Let's say you want to add an instrument in the language Wugese and the form WS (Words & Sentences), and a dataset using that instrument that's from Dr. Dax.

Instrument

  • Make a directory in raw_data/ for the instrument (by convention called Wugese_WS, but doesn't have to be).

  • Put an instrument definition file in that directory (by convention called [Wugese_WS].csv or [Wugese_WS].xlsx, but doesn't have to be). The instrument definition file should be either a csv file or a an excel file in which each row defined an item, and which has the following columns (in any order):

    • itemID: how the item is identified in Wordbank
      • spec: string no more than 50 characters long that contains only characters that are letters or underscores; must be unique across the items of a given instrument
      • examples: item_1, item_25, item_100
    • item: a shorter and simpler value for the item
      • spec: ASCII string no more than 20 characters long
      • examples: i_02_13, dog, hund
    • type: item group that's used for determining how to treat the item
      • spec: ASCII string no more than 30 characters long
      • examples: word, word_form, complexity, gestures
    • choices: which values are possible for the item in Wordbank
      • spec: list of ASCII strings separated by a semicolon and space, ; , in any order
      • examples: understands; produces, often; sometimes; never, simple; complex
    • category: the section of the form in which the item appears
      • spec: one of the strings in the first column of raw_data/categories.csv or blank
      • examples: animals, action_words, pronouns
    • definition: a longer value for the item that's more or less exactly what it looks like on the form
      • spec: UTF-8 string no more than 200 characters long or blank
      • examples: dog, chicken (food), Hunden kysser mig / Hunden kyssede mig
    • gloss: a translation of the item's meaning into English
      • spec: UTF-8 string no more than 80 characters long or blank
      • examples: bear, dog, The dog kisses me / dog kissed me
    • complexity_category: blank for items other complexity items, coding for complexity items
      • spec: ASCII string no more than 30 characters long or blank
      • examples: morphology, syntax
    • uni_lemma: representation of meaning that is used to map between languages
      • spec: ASCII string no more than 50 characters long or blank
      • examples: dog, chicken (food)
  • Add the instrument to static/json/instruments.json with an entry such as

      {
          "language": "Wugese",
          "form": "WS",
          "file": "raw_data/Wugese_WS/[Wugese_WS].xlsx",
          "age_min": 18,
          "age_max": 30,
          "has_grammar": true
      }
    

    Substitute in the relevant values of age_min, age_max, and has_grammar. The file should be the path to the instrument definition file above.
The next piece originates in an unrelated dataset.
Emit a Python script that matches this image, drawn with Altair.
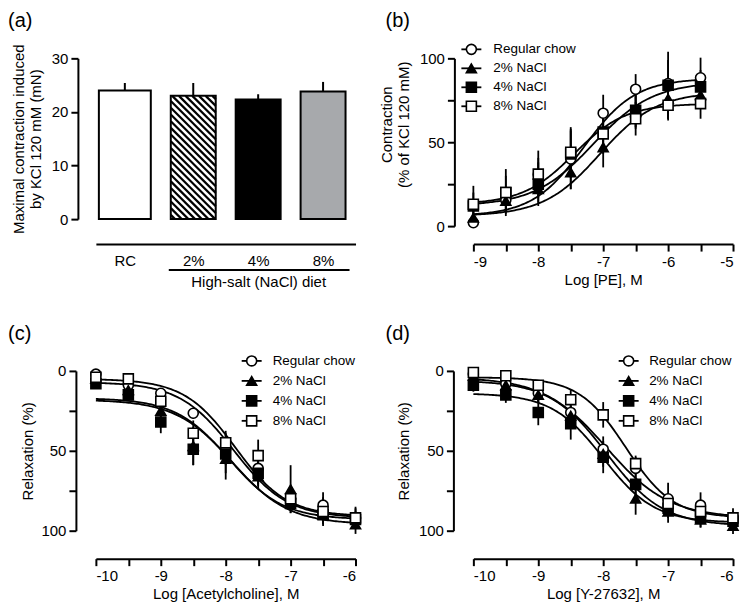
import altair as alt
import numpy as np
import pandas as pd

FONT = "Arial, Liberation Sans, sans-serif"
TICK_FS = 15
TITLE_FS = 15
LEG_FS = 13.5

# ---------------- Panel (a) data ----------------
A_GROUPS = ["RC", "2%", "4%", "8%"]
A_MEAN = [24.0, 23.0, 22.3, 23.8]
A_SEM = [1.4, 2.4, 1.0, 1.8]
A_FILL = ["white", "white", "black", "#a7a9ac"]
A_HATCHED = ["2%"]
A_GROUP_LABEL = "High-salt (NaCl) diet"
A_YTITLE = ["Maximal contraction induced", "by KCl 120 mM (mN)"]

# ---------------- Shared series ----------------
SERIES = ["Regular chow", "2% NaCl", "4% NaCl", "8% NaCl"]
SHAPES = ["circle", "triangle-up", "square", "square"]
FILLS = ["white", "black", "black", "white"]

# ---------------- Panel (b): PE ----------------
B_X = [-9, -8.5, -8, -7.5, -7, -6.5, -6, -5.5]
B_RC = [2, 15.4, 30.7, 40, 67.3, 81.6, 85, 88.4]
B_2 = [5, 15, 22, 32, 47, 68, 76, 78]
B_4 = [12, 20, 25, 43, 56, 69, 84, 83]
B_8 = [13, 20, 31, 44, 55, 64, 72, 73]
B_RC_SEM = [3, 8, 10, 18, 11, 9, 14, 12]
B_2_SEM = [4, 6, 8, 10, 12, 10, 12, 8]
B_4_SEM = [8, 10, 13, 14, 10, 10, 20, 10]
B_8_SEM = [11, 14, 14, 15, 12, 10, 9, 9]
B_BOTTOM = [6, 6, 12, 13]
B_TOP = [88, 80, 86, 73]
B_EC50 = [-7.3, -7.05, -7.15, -7.45]
B_HILL = [1.1, 1.0, 0.95, 1.1]

# ---------------- Panel (c): Acetylcholine ----------------
C_X = [-10, -9.5, -9, -8.5, -8, -7.5, -7, -6.5, -6]
C_RC = [2, 9, 14, 26.5, 49, 61, 80, 84, 92]
C_2 = [5, 12, 25, 47, 55, 66, 74, 90, 96]
C_4 = [8, 15, 32, 49, 52, 64, 83, 90, 93]
C_8 = [4, 5, 19, 39, 45, 53, 80, 88, 92]
C_RC_SEM = [2, 3, 3, 3.5, 10, 10, 5, 8, 7]
C_2_SEM = [3, 4, 5, 12, 13, 8, 15, 6, 6]
C_4_SEM = [3, 4, 7, 10, 12, 8, 6, 6, 5]
C_8_SEM = [2, 3, 4, 8, 7.5, 10, 6, 9, 6]
C_BOTTOM = [7, 18, 17, 5]
C_TOP = [92, 96, 93, 91]
C_EC50 = [-7.88, -7.9, -7.95, -7.85]
C_HILL = [1.05, 1.0, 1.05, 1.1]

# ---------------- Panel (d): Y-27632 ----------------
D_X = [-10, -9.5, -9, -8.5, -8, -7.5, -7, -6.5, -6]
D_RC = [2, 8, 14, 26, 49, 61, 80, 84, 92]
D_2 = [3, 9, 15, 28, 52, 80, 88, 93, 97]
D_4 = [9, 15, 26, 33, 54, 71, 86, 92, 94]
D_8 = [1, 3, 9, 18, 27.5, 58, 83, 88, 92]
D_RC_SEM = [2, 3, 6, 5, 8, 7, 10, 8, 6]
D_2_SEM = [3, 4, 5, 6, 8, 10, 7, 5, 5]
D_4_SEM = [4, 5, 8, 10, 10, 8, 6, 6, 4]
D_8_SEM = [2, 3, 3, 6, 8, 5, 6, 6, 4]
D_BOTTOM = [4, 6, 14, 4]
D_TOP = [92, 97, 95, 92]
D_EC50 = [-7.95, -7.95, -8.0, -7.65]
D_HILL = [0.9, 1.0, 1.1, 1.2]

# ---------------- layout constants ----------------
W = 260
H_A = 161
H_B = 168
H_CD = 160
LINE_W = 1.8
PT_SIZE = 100


def panel_label(text):
    return alt.Chart(pd.DataFrame({"t": [text]})).mark_text(
        align="left", baseline="top", fontSize=20, font=FONT, color="black"
    ).encode(x=alt.value(-88), y=alt.value(-47), text="t:N")


# ================= Panel (a) =================
A_DOM = [-0.5, 3.5]
PX = W / (A_DOM[1] - A_DOM[0])
PY = H_A / 30.0
BAR_W_PX = [52, 45, 45, 45]
rows = []
for i, (g, m, e) in enumerate(zip(A_GROUPS, A_MEAN, A_SEM)):
    right = i + 22.5 / PX
    left = right - BAR_W_PX[i] / PX
    rows.append({"group": g, "left": left, "right": right, "center": (left + right) / 2,
                 "base": 0.0, "mean": m, "top": m + e})
a_df = pd.DataFrame(rows)

# hatch segments (45 degree "\" lines) clipped to hatched bars
hatch = []
PITCH = 6.7
for r in rows:
    if r["group"] not in A_HATCHED:
        continue
    wp = (r["right"] - r["left"]) * PX
    hp = r["mean"] * PY
    k = -wp + PITCH / 2
    while k < hp:
        u0 = max(0.0, -k)
        u1 = min(wp, hp - k)
        if u1 > u0:
            hatch.append({"hx": r["left"] + u0 / PX, "hy": r["mean"] - (u0 + k) / PY,
                          "hx2": r["left"] + u1 / PX, "hy2": r["mean"] - (u1 + k) / PY})
        k += PITCH
hatch_df = pd.DataFrame(hatch)

a_xscale = alt.Scale(domain=A_DOM, nice=False, zero=False, padding=0)
a_yscale = alt.Scale(domain=[0, 30], nice=False, zero=False, padding=0)
labels_js = "[" + ",".join("'%s'" % g for g in A_GROUPS) + "][round(datum.value)]"
a_xaxis = alt.Axis(values=[r["center"] for r in rows], labelExpr=labels_js, offset=25,
                   ticks=False, tickSize=0, labelPadding=9, title=None)
a_yaxis = alt.Axis(values=[0, 10, 20, 30], offset=18, title=A_YTITLE, titlePadding=8)

bars_fill = alt.Chart(a_df).mark_rect(strokeWidth=0).encode(
    x=alt.X("left:Q", scale=a_xscale, axis=a_xaxis),
    x2="right:Q",
    y=alt.Y("mean:Q", scale=a_yscale, axis=a_yaxis),
    y2="base:Q",
    fill=alt.Fill("group:N", scale=alt.Scale(domain=A_GROUPS, range=A_FILL), legend=None),
)
hatch_lines = alt.Chart(hatch_df).mark_rule(color="black", strokeWidth=2.2).encode(
    x=alt.X("hx:Q", scale=a_xscale, axis=a_xaxis),
    x2="hx2:Q",
    y=alt.Y("hy:Q", scale=a_yscale, axis=a_yaxis),
    y2="hy2:Q",
)
bars_outline = alt.Chart(a_df).mark_rect(fillOpacity=0, stroke="black", strokeWidth=2).encode(
    x=alt.X("left:Q", scale=a_xscale, axis=a_xaxis),
    x2="right:Q",
    y=alt.Y("mean:Q", scale=a_yscale, axis=a_yaxis),
    y2="base:Q",
)
a_err = alt.Chart(a_df).mark_rule(color="black", strokeWidth=2).encode(
    x=alt.X("center:Q", scale=a_xscale, axis=a_xaxis),
    y=alt.Y("mean:Q", scale=a_yscale, axis=a_yaxis),
    y2="top:Q",
)
salt_rule = alt.Chart(pd.DataFrame({"t": [A_GROUP_LABEL]})).mark_rule(
    color="black", strokeWidth=2
).encode(x=alt.value(73), x2=alt.value(254), y=alt.value(H_A + 51))
salt_text = alt.Chart(pd.DataFrame({"t": [A_GROUP_LABEL]})).mark_text(
    fontSize=TICK_FS, font=FONT, color="black", baseline="middle", align="center"
).encode(x=alt.value(163), y=alt.value(H_A + 63), text="t:N")

panel_a = alt.layer(bars_fill, hatch_lines, bars_outline, a_err, salt_rule, salt_text,
                    panel_label("(a)")).properties(width=W, height=H_A)


# ================= curve panels =================
def points_df(xs, means, sems):
    out = []
    for s, m, e in zip(SERIES, means, sems):
        for x, y, err in zip(xs, m, e):
            out.append({"series": s, "x": x, "y": y, "lo": y - err, "hi": y + err})
    return pd.DataFrame(out)


def curves_df(xs, bottom, top, ec50, hill):
    grid = np.linspace(min(xs), max(xs), 160)
    out = []
    for s, b, t, e, h in zip(SERIES, bottom, top, ec50, hill):
        for g in grid:
            out.append({"series": s, "x": float(g), "y": b + (t - b) / (1 + 10 ** ((e - g) * h))})
    return pd.DataFrame(out)


def legend_layers(cx, tx, ys):
    layers = []
    for i, s in enumerate(SERIES):
        d = pd.DataFrame({"s": [s]})
        layers.append(alt.Chart(d).mark_rule(color="black", strokeWidth=LINE_W).encode(
            x=alt.value(cx - 10), x2=alt.value(cx + 10), y=alt.value(ys[i])))
        layers.append(alt.Chart(d).mark_point(size=PT_SIZE, strokeWidth=1.6, opacity=1,
                                              stroke="black").encode(
            x=alt.value(cx), y=alt.value(ys[i]), shape=alt.value(SHAPES[i]),
            fill=alt.value(FILLS[i])))
        layers.append(alt.Chart(d).mark_text(align="left", baseline="middle", fontSize=LEG_FS,
                                             font=FONT, color="black").encode(
            x=alt.value(tx), y=alt.value(ys[i]), text="s:N"))
    return layers


def curve_panel(label, xs, means, sems, fit, xdom, xtitle, ytitle, yreverse, height,
                yoffset, xoffset, leg_cx, leg_tx, leg_ys, ytitle_pad, ytitle_y=None):
    pts = points_df(xs, means, sems)
    cur = curves_df(xs, *fit)
    xscale = alt.Scale(domain=xdom, nice=False, zero=False, padding=0)
    yscale = alt.Scale(domain=[0, 100], nice=False, zero=False, reverse=yreverse, padding=0)
    xvals = [float(v) for v in np.arange(xdom[0], xdom[1] + 0.25, 0.5)]
    xaxis = alt.Axis(values=xvals, labelExpr="datum.value % 1 == 0 ? '' + datum.value : ''",
                     offset=xoffset, title=xtitle, titlePadding=3)
    ykw = dict(values=[0, 25, 50, 75, 100],
               labelExpr="datum.value % 50 == 0 ? '' + datum.value : ''",
               offset=yoffset, title=ytitle, titlePadding=ytitle_pad)
    if ytitle_y is not None:
        ykw["titleY"] = ytitle_y
    yaxis = alt.Axis(**ykw)

    def X(f):
        return alt.X(f, scale=xscale, axis=xaxis)

    def Y(f):
        return alt.Y(f, scale=yscale, axis=yaxis)

    lines = alt.Chart(cur).mark_line(color="black", strokeWidth=LINE_W).encode(
        x=X("x:Q"), y=Y("y:Q"), detail="series:N")
    ebars = alt.Chart(pts).mark_rule(color="black", strokeWidth=LINE_W).encode(
        x=X("x:Q"), y=Y("lo:Q"), y2="hi:Q")
    marks = alt.Chart(pts).mark_point(size=PT_SIZE, strokeWidth=1.6, opacity=1,
                                      stroke="black").encode(
        x=X("x:Q"), y=Y("y:Q"),
        shape=alt.Shape("series:N", scale=alt.Scale(domain=SERIES, range=SHAPES), legend=None),
        fill=alt.Fill("series:N", scale=alt.Scale(domain=SERIES, range=FILLS), legend=None),
    )
    return alt.layer(lines, ebars, marks, *legend_layers(leg_cx, leg_tx, leg_ys),
                     panel_label(label)).properties(width=W, height=height)


panel_b = curve_panel("(b)", B_X, [B_RC, B_2, B_4, B_8], [B_RC_SEM, B_2_SEM, B_4_SEM, B_8_SEM],
                      (B_BOTTOM, B_TOP, B_EC50, B_HILL), [-9, -5], "Log [PE], M",
                      ["Contraction", "(% of KCl 120 mM)"], False, H_B, 19, 18,
                      -2, 20, [-9, 10, 29, 48], 8, 66)
panel_c = curve_panel("(c)", C_X, [C_RC, C_2, C_4, C_8], [C_RC_SEM, C_2_SEM, C_4_SEM, C_8_SEM],
                      (C_BOTTOM, C_TOP, C_EC50, C_HILL), [-10, -6], "Log [Acetylcholine], M",
                      "Relaxation (%)", True, H_CD, 20, 28,
                      156, 177, [-10, 10, 30, 50], 5)
panel_d = curve_panel("(d)", D_X, [D_RC, D_2, D_4, D_8], [D_RC_SEM, D_2_SEM, D_4_SEM, D_8_SEM],
                      (D_BOTTOM, D_TOP, D_EC50, D_HILL), [-10, -6], "Log [Y-27632], M",
                      "Relaxation (%)", True, H_CD, 20, 28,
                      155.5, 176, [-10, 10, 30, 50], 7)

chart = alt.concat(panel_a, panel_b, panel_c, panel_d, columns=2,
                   spacing={"row": 145, "column": 118}, bounds="flush").resolve_scale(
    fill="independent", shape="independent"
).properties(
    padding={"left": 0, "top": 3, "right": 0, "bottom": 3},
    background="white",
).configure_view(stroke=None).configure_axis(
    grid=False, domainColor="black", domainWidth=2, tickColor="black", tickWidth=2,
    tickSize=7, labelFont=FONT, labelFontSize=TICK_FS, labelColor="black",
    titleFont=FONT, titleFontSize=TITLE_FS, titleFontWeight="normal", titleColor="black",
    labelPadding=3,
)

chart.save("out.html", embed_options={"renderer": "svg", "actions": False})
  • Create a schema for this instrument by running

      ./manage.py create_instrument_schemas -l Wugese -f WS
    
  • Re-do database migrations by running

      ./manage.py makemigrations
      ./manage.py migrate
    
  • Add the instrument to the instrument map table by running

      ./manage.py populate_instrument
    
  • If this instrument has any new categories, add rows to raw_data/categories.csv with them and the correponding lexical categories and run

      ./manage.py populate_category
    
  • Add the instrument's items to the word mapping table by running

      ./manage.py populate_items -l Wugese -f WS
    

Dataset

  • Put the dataset's data, field mapping, and value mapping in the instruments directory, e.g. raw_data/Wugese_WS/.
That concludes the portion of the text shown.